## [Input for this task]
^^^^^^^^
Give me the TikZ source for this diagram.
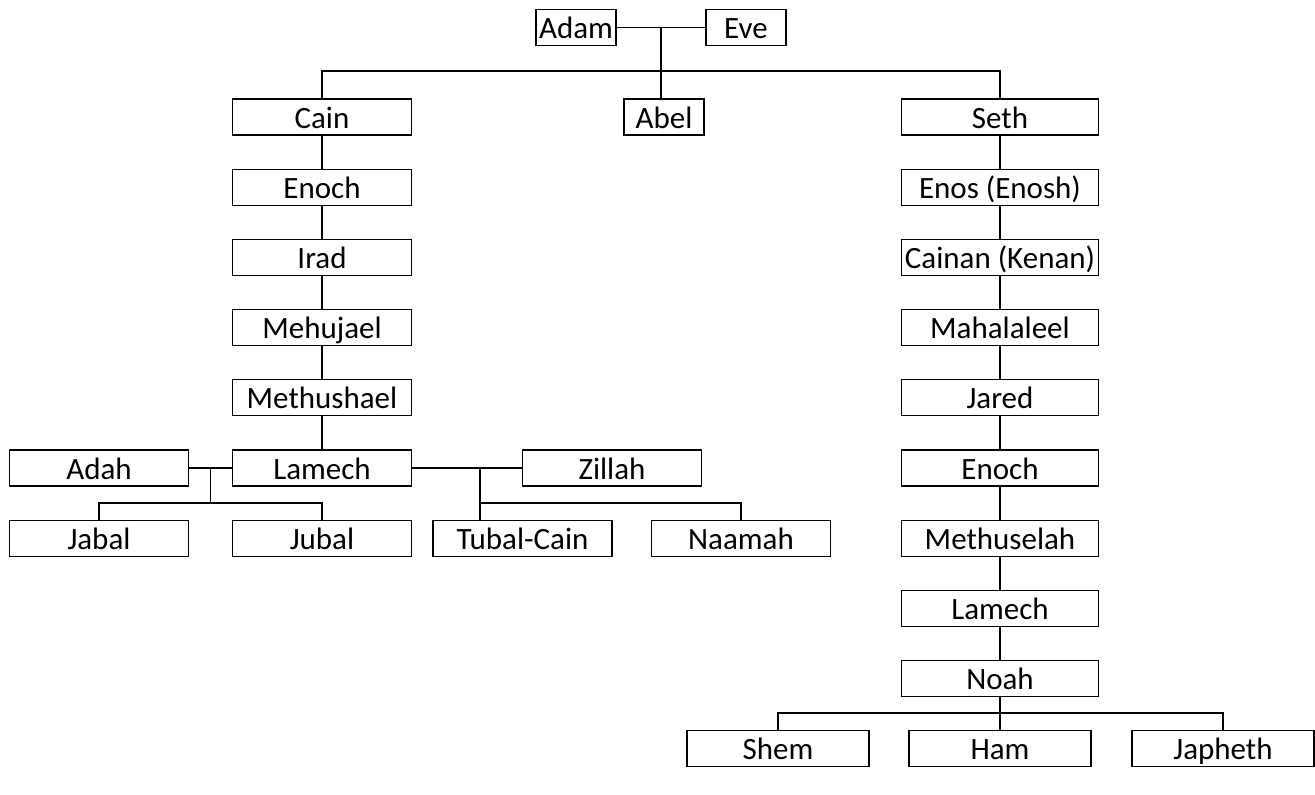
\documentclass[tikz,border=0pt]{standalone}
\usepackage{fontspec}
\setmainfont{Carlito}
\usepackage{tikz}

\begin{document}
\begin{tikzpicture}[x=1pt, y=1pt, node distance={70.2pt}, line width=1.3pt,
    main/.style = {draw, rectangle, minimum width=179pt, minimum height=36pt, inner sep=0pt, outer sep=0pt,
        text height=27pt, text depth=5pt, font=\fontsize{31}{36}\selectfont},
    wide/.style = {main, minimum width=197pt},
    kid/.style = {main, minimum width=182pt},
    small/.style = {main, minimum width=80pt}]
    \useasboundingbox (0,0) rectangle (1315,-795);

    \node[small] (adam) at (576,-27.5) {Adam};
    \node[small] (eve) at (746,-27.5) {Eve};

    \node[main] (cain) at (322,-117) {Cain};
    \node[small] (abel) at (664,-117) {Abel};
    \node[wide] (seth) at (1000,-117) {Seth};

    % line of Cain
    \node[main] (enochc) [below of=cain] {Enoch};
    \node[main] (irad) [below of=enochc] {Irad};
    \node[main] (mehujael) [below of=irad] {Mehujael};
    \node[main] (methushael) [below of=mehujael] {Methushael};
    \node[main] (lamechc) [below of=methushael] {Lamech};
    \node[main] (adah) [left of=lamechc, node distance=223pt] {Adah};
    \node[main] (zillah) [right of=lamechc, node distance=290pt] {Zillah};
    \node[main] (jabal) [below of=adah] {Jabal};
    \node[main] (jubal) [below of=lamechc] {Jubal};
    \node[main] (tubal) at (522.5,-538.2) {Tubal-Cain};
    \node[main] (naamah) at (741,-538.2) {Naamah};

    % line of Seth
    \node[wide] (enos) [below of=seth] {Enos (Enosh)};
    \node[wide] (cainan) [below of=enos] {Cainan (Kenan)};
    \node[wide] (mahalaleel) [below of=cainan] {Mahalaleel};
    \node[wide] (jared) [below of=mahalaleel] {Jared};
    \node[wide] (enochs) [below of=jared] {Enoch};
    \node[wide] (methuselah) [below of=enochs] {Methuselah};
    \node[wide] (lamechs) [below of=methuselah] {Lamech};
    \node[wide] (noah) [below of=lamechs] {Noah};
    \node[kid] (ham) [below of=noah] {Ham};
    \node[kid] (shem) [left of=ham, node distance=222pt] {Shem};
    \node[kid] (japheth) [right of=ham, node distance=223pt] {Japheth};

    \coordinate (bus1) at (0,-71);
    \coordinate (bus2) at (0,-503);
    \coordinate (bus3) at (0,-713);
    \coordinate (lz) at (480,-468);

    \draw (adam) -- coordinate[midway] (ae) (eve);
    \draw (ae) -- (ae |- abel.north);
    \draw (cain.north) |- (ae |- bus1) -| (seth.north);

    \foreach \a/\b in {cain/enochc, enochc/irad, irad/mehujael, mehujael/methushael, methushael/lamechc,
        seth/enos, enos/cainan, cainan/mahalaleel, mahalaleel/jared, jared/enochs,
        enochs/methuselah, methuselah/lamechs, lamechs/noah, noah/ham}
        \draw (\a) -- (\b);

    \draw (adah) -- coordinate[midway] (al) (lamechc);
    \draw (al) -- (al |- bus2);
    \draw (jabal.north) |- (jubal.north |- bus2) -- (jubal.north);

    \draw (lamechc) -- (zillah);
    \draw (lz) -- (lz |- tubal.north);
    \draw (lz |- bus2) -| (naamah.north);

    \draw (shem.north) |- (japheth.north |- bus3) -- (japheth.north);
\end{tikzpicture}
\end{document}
^^^^^^^^
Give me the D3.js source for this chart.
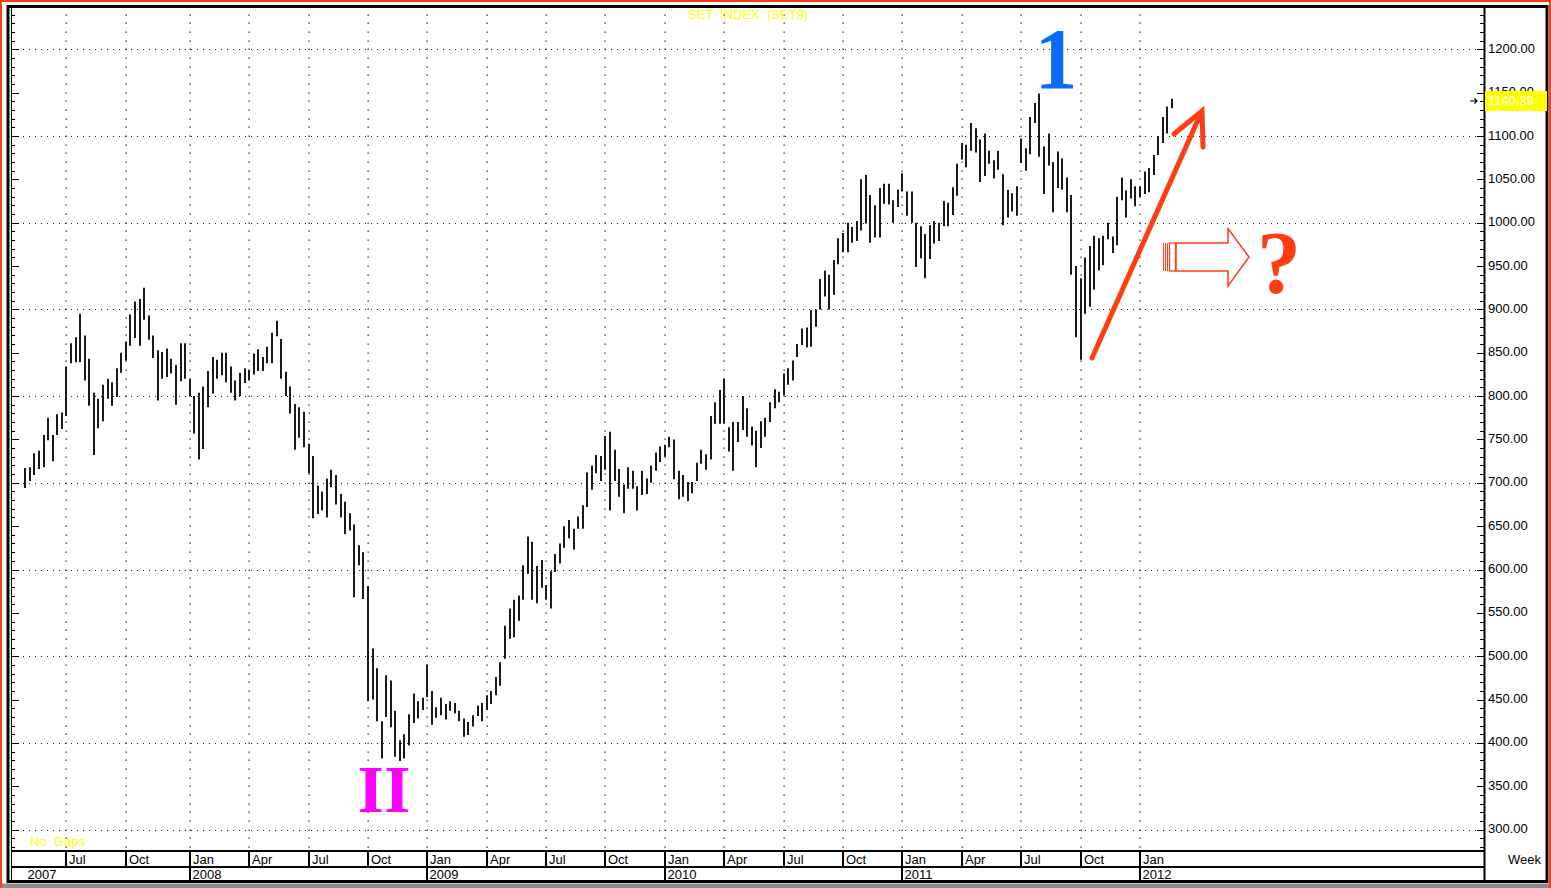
^^^^^^^^
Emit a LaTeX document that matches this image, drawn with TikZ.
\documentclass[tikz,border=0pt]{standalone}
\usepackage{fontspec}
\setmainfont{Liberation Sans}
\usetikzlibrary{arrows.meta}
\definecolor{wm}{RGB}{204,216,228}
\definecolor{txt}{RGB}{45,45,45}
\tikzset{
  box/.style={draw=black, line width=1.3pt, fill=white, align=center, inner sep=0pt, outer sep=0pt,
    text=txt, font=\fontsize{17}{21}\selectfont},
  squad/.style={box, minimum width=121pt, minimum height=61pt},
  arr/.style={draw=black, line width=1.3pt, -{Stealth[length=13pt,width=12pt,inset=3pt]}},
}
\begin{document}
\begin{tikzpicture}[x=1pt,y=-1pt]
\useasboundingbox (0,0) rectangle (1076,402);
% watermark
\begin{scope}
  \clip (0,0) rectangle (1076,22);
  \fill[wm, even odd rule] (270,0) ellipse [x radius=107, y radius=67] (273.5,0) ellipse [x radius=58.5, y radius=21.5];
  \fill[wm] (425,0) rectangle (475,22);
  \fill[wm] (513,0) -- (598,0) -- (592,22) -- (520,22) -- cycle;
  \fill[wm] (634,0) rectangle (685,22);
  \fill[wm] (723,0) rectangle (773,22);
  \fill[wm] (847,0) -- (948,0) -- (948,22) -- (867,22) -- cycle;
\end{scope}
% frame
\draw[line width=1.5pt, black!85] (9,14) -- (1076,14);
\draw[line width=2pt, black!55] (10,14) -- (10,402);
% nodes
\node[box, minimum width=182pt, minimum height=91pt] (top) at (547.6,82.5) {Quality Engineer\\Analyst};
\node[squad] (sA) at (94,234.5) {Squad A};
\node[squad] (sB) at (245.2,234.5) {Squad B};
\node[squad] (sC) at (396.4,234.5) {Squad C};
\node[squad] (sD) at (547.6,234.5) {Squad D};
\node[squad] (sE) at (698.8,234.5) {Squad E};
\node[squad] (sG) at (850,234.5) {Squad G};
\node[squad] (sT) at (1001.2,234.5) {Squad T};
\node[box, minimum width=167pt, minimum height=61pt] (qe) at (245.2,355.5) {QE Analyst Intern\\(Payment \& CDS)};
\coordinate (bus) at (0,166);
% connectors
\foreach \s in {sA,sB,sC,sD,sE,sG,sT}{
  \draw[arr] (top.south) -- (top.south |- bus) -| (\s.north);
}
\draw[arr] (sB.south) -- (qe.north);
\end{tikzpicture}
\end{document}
^^^^^^^^
## [Task description]
Set down, word for word, the lines from the one holding "Give me the TikZ source for this diagram." through the one holding "(naamah) at (741,-538.2)". Skip the pictures.

## [Output of the exercise]
Give me the TikZ source for this diagram.
\documentclass[tikz,border=0pt]{standalone}
\usepackage{fontspec}
\setmainfont{Carlito}
\usepackage{tikz}

\begin{document}
\begin{tikzpicture}[x=1pt, y=1pt, node distance={70.2pt}, line width=1.3pt,
    main/.style = {draw, rectangle, minimum width=179pt, minimum height=36pt, inner sep=0pt, outer sep=0pt,
        text height=27pt, text depth=5pt, font=\fontsize{31}{36}\selectfont},
    wide/.style = {main, minimum width=197pt},
    kid/.style = {main, minimum width=182pt},
    small/.style = {main, minimum width=80pt}]
    \useasboundingbox (0,0) rectangle (1315,-795);

    \node[small] (adam) at (576,-27.5) {Adam};
    \node[small] (eve) at (746,-27.5) {Eve};

    \node[main] (cain) at (322,-117) {Cain};
    \node[small] (abel) at (664,-117) {Abel};
    \node[wide] (seth) at (1000,-117) {Seth};

    % line of Cain
    \node[main] (enochc) [below of=cain] {Enoch};
    \node[main] (irad) [below of=enochc] {Irad};
    \node[main] (mehujael) [below of=irad] {Mehujael};
    \node[main] (methushael) [below of=mehujael] {Methushael};
    \node[main] (lamechc) [below of=methushael] {Lamech};
    \node[main] (adah) [left of=lamechc, node distance=223pt] {Adah};
    \node[main] (zillah) [right of=lamechc, node distance=290pt] {Zillah};
    \node[main] (jabal) [below of=adah] {Jabal};
    \node[main] (jubal) [below of=lamechc] {Jubal};
    \node[main] (tubal) at (522.5,-538.2) {Tubal-Cain};
    \node[main] (naamah) at (741,-538.2) {Naamah};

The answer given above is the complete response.